I’m realizing as I’ve been writing up these last few recipes that I’m starting to acquire a lot of new cookbooks. This recipe is from one of them—a promotional cookbook published by Philadelphia (yes, the cream cheese brand). They had a deal at the grocery store that you got one for free if you bought two items of cream cheese—so who was I to say no?! The production value of the book is beautiful, and the photography is fantastic. There certainly isn’t anything wrong with plenty of recipes that call for cream cheese, either!
This is a very simple dessert to make, and—while not exactly healthy—can be easily justified as a little breakfast treat too. (Or maybe that’s just me, I can justify chocolate mousse for breakfast too!)
Fun fact! This recipe is called a ‘clafoutis’ in the cookbook, but after a bit of Wikipedia-ing (that’s nowhere near as cool a verb as Googling), it is revealed that a clafoutis is a flan-like dish made with black cherries. When other fruits are used, it’s a flaugnarde. (Which I’d argue shares an etymological root with flan.)
Mixed Berry Flaugnarde
Adapted from Simply Heaven, a Philadelphia Cream Cheese cookbook published by Kraft Foods Inc.
Makes: Dessert for 6
Cooking time: 30 minutes
- 2 punnets fresh raspberries, blueberries, or mixed berries (OR, use frozen berries like I did–about 4 cups frozen mixed berries) *
- 3/4 cup white sugar
- 150 g light cream cheese
- 1/4 cup sifted flour
- 1 tsp vanilla
- 1 tsp lemon juice
- 3 eggs
- 1/2 cup milk
- extra berries for sauce + 2 tbsp brandy or cointreau
- icing sugar or whipped cream for serving
Preheat your oven to 400 F / 200 C. Sprinkle 1 tbsp of the sugar over a greased baking pan, about 9×13″ (or six individual shallow oven-proof dishes). Carefully arrange berries in the dish, in about one layer.

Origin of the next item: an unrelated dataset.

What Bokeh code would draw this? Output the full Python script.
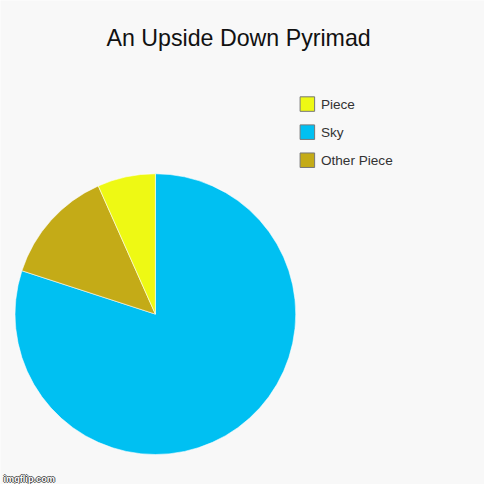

Beat with an electric mixer the cream cheese, sugar, and flour until smooth. Slowly add the vanilla, eggs, and milk, mix until smooth again. Add 1 tsp lemon juice. Pour mixture slowly and evenly over berries.
Bake for about 20 minutes, until golden all over and edges start to pull away from the pan. While the flaugnarde is cooking, put about 1/2 cup the remaining berries into a small pot, with the 2 tbsp brandy and about 1/2 tsp sugar. Warm over low heat, stirring occasionally, until berries soften into a sauce. Drizzle over flaugnarde before serving.
* Note: My mixed berries contained blackberries, whose seeds made the flaugnarde a bit too chewy for my tastes. I would recommend using less seedy fruit to maintain the silken texture, such as blueberries, raspberries, chopped strawberries, or sliced cherries. In season sliced peaches, apricots, or mangoes would probably work too.